Data extract:
- - -
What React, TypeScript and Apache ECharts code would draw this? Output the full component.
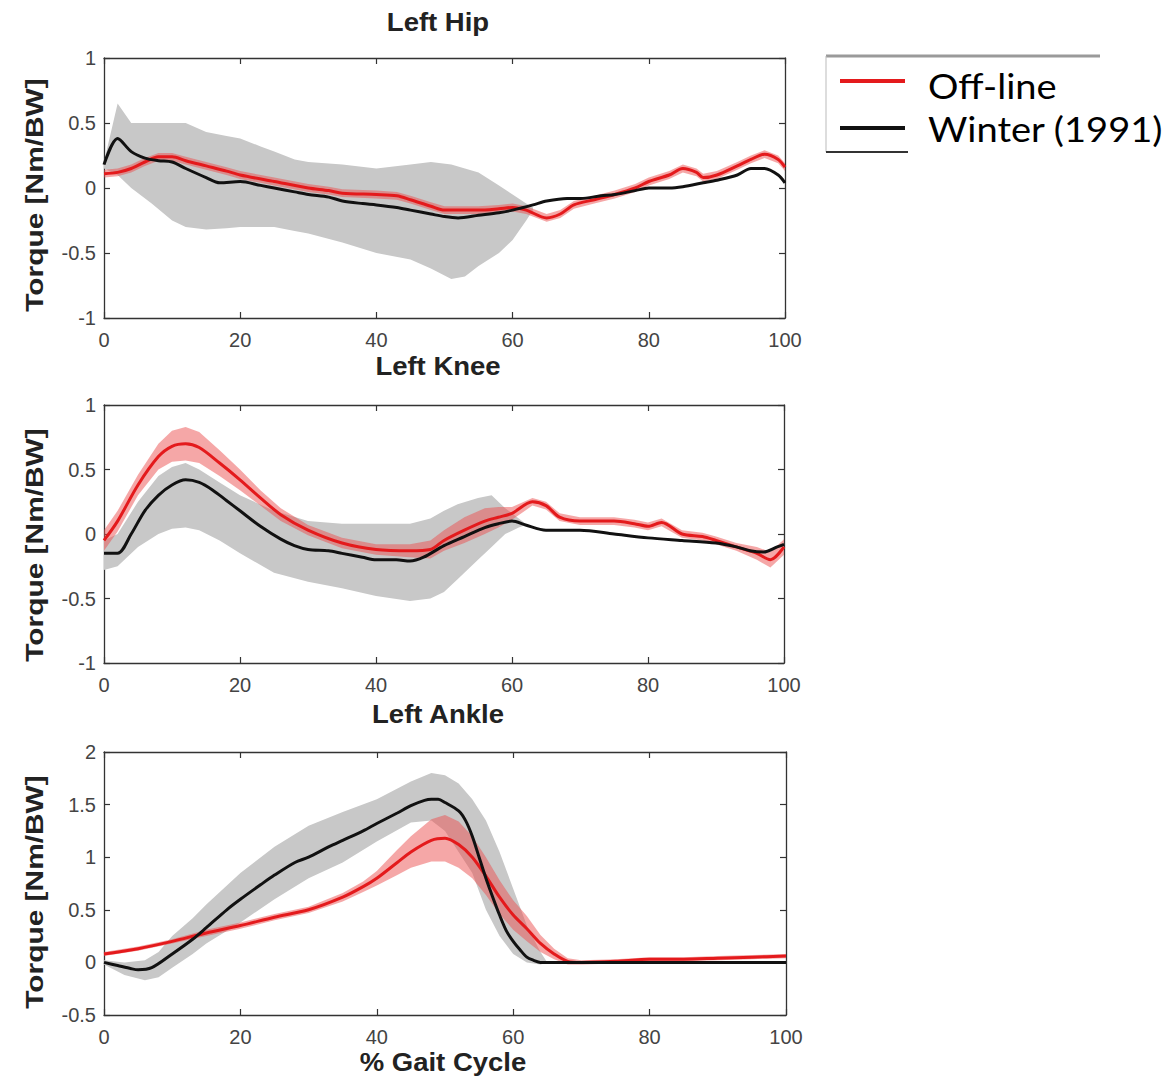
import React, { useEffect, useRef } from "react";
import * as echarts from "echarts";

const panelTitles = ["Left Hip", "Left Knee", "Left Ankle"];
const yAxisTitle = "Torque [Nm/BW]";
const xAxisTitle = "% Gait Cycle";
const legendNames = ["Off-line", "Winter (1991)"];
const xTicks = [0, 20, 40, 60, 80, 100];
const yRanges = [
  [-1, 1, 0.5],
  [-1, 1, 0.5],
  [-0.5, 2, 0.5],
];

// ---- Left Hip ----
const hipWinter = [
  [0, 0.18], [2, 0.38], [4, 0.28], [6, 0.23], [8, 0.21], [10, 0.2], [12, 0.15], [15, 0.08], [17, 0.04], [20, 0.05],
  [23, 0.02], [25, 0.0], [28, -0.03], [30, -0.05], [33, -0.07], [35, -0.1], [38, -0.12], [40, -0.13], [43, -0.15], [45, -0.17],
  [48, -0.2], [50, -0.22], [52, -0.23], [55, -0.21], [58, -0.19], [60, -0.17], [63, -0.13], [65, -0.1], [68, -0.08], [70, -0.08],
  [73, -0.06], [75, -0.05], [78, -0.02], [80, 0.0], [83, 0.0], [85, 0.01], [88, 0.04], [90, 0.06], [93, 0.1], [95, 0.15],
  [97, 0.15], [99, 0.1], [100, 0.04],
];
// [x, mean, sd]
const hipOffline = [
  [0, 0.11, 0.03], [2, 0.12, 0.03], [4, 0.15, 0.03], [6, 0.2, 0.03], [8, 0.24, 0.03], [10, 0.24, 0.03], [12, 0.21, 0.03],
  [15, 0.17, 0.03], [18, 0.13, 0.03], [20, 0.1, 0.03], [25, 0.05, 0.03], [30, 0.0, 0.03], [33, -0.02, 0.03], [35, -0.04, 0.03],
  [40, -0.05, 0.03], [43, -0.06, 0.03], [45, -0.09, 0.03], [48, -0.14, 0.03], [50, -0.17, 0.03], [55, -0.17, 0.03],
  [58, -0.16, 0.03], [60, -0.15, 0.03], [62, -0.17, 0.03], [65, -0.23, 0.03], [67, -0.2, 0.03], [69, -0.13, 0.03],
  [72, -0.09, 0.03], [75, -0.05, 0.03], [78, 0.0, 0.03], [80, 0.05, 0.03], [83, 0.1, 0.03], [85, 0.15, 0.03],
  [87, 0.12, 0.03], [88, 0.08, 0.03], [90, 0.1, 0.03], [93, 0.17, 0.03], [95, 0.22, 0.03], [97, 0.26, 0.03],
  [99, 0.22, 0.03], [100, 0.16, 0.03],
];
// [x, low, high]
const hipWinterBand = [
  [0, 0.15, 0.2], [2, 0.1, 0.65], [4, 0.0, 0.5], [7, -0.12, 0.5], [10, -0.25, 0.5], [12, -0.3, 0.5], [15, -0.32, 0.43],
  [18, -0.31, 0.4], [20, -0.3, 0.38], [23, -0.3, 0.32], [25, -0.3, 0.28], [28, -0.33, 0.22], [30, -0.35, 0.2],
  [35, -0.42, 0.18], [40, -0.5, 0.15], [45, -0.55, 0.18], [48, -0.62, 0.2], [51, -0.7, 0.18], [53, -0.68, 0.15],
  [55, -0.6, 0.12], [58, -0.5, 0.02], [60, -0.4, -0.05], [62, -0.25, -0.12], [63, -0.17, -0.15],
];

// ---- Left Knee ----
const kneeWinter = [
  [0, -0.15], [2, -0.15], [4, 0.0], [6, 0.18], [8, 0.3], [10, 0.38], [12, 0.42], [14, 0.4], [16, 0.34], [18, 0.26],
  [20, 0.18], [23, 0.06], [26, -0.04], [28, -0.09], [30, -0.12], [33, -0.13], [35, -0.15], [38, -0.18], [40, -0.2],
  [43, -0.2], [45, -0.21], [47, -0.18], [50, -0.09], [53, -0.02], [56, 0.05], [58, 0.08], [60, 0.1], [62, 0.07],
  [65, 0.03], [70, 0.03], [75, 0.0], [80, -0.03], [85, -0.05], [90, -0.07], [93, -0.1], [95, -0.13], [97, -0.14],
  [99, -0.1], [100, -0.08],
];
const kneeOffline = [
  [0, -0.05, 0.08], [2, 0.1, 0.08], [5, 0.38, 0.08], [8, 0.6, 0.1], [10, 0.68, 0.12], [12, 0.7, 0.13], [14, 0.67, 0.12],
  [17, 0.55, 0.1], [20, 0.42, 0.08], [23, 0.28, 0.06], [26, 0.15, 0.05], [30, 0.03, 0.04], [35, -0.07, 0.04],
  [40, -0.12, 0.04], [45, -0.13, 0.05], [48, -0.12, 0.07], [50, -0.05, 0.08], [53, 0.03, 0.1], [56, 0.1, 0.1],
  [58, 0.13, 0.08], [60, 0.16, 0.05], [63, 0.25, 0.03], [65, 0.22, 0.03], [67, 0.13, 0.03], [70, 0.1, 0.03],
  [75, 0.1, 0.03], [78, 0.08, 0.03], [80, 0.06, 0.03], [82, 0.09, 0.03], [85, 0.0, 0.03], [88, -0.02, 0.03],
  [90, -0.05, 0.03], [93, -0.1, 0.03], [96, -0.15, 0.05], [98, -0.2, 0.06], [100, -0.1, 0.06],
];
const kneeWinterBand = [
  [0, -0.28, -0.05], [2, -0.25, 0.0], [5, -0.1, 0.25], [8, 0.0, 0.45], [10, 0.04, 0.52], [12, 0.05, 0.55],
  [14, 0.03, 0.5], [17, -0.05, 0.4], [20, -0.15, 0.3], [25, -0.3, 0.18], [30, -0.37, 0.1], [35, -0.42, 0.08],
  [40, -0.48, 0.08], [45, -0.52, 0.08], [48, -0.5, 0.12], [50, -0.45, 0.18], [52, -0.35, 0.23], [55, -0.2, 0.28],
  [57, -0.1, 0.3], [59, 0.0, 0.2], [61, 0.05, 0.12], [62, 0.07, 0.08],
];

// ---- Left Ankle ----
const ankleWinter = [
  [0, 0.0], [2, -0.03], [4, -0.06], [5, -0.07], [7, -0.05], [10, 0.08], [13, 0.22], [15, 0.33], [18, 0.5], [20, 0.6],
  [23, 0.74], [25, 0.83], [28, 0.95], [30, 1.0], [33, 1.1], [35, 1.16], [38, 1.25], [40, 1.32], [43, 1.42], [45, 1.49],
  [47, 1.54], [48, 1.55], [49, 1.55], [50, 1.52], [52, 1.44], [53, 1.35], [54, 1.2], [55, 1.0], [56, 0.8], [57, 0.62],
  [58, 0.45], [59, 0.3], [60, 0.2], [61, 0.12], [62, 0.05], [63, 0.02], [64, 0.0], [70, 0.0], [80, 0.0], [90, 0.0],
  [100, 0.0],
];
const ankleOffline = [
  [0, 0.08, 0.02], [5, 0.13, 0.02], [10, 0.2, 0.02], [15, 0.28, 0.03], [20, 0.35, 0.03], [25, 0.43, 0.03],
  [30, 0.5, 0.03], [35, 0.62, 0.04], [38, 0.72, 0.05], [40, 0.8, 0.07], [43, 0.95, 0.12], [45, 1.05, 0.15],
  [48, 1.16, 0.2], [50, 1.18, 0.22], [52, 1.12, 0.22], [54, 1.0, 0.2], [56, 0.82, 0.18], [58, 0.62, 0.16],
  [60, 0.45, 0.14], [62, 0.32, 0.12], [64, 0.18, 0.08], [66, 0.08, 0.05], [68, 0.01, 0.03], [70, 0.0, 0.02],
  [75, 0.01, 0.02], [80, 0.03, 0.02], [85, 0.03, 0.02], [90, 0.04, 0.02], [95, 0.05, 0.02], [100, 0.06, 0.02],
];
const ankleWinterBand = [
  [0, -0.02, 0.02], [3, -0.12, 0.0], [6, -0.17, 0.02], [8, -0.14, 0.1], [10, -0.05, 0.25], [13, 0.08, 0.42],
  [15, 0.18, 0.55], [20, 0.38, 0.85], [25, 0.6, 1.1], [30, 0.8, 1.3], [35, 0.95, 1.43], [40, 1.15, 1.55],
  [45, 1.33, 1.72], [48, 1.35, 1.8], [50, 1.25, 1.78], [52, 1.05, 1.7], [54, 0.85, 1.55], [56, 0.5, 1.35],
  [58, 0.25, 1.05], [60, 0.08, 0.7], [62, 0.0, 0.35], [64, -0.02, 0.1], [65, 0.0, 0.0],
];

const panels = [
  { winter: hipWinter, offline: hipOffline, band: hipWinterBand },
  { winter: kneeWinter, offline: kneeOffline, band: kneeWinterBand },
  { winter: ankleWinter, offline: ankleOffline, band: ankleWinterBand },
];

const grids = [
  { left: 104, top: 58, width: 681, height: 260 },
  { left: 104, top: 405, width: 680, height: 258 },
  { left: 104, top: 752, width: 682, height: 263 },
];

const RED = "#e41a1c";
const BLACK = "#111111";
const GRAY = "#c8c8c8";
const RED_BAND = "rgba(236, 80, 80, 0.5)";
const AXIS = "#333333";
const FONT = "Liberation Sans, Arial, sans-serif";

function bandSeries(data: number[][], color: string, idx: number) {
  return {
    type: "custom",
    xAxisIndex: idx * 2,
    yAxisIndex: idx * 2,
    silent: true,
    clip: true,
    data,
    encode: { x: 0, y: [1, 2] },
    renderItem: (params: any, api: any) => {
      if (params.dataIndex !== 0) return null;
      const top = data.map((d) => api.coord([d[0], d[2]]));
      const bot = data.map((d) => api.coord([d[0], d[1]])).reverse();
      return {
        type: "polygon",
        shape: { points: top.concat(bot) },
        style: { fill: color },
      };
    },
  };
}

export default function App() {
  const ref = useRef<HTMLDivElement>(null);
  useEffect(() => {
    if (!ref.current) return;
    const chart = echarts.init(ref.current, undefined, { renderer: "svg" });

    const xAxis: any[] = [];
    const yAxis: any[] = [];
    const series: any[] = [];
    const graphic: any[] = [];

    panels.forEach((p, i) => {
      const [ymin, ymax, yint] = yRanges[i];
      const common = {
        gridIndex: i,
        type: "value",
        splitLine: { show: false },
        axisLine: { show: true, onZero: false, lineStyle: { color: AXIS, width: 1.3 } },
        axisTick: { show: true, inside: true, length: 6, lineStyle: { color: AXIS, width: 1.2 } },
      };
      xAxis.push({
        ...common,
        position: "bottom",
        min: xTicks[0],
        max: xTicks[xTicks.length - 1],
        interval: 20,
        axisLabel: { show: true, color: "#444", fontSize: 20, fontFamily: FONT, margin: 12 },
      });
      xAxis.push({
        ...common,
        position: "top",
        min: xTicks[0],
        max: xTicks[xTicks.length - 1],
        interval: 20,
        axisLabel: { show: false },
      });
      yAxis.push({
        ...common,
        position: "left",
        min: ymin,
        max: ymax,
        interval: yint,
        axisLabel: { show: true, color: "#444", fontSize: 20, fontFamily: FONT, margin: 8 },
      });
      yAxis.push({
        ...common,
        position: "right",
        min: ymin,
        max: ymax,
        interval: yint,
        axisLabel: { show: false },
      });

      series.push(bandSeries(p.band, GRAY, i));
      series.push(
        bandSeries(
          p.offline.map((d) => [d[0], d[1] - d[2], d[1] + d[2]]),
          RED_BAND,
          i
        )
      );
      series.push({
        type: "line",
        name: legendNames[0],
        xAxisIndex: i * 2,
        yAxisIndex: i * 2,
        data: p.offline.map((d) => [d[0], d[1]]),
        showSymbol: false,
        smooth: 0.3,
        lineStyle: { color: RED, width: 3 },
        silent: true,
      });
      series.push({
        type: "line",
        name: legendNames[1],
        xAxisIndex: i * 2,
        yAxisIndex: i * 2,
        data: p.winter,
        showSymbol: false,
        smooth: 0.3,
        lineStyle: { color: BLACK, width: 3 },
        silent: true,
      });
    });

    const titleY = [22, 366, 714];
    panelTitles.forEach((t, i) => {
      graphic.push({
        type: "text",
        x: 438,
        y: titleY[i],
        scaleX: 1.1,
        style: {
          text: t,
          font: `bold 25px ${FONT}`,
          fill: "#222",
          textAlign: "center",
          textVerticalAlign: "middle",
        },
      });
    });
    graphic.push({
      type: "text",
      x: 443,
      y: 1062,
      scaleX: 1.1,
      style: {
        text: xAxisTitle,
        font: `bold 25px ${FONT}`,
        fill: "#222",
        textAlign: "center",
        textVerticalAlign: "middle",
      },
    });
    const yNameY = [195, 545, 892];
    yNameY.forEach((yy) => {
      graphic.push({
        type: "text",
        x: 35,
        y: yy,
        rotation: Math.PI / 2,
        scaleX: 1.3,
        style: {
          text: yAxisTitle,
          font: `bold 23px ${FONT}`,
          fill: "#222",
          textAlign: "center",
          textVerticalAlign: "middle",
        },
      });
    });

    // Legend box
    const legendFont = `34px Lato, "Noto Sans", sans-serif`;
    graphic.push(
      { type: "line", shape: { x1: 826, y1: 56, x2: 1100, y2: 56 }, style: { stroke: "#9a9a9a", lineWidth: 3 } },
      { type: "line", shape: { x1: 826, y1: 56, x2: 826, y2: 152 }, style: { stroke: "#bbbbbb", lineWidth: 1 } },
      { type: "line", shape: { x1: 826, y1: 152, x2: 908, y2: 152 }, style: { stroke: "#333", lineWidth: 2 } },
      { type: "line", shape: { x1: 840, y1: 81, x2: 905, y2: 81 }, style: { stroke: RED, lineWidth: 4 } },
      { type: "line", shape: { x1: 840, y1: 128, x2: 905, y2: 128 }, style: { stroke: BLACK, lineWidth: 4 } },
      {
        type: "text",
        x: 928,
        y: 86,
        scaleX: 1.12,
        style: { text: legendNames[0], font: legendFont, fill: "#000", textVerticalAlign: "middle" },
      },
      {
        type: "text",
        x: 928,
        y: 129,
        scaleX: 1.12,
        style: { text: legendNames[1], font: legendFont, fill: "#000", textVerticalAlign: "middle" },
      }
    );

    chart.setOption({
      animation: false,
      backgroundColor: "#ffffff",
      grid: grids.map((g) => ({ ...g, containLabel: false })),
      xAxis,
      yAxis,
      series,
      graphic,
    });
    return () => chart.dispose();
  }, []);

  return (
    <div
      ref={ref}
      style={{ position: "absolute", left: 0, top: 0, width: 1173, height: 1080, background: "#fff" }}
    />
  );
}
- - -
The task:
List all lines holding the string "React".

Full output:
What React, TypeScript and Apache ECharts code would draw this? Output the full component.
import React, { useEffect, useRef } from "react";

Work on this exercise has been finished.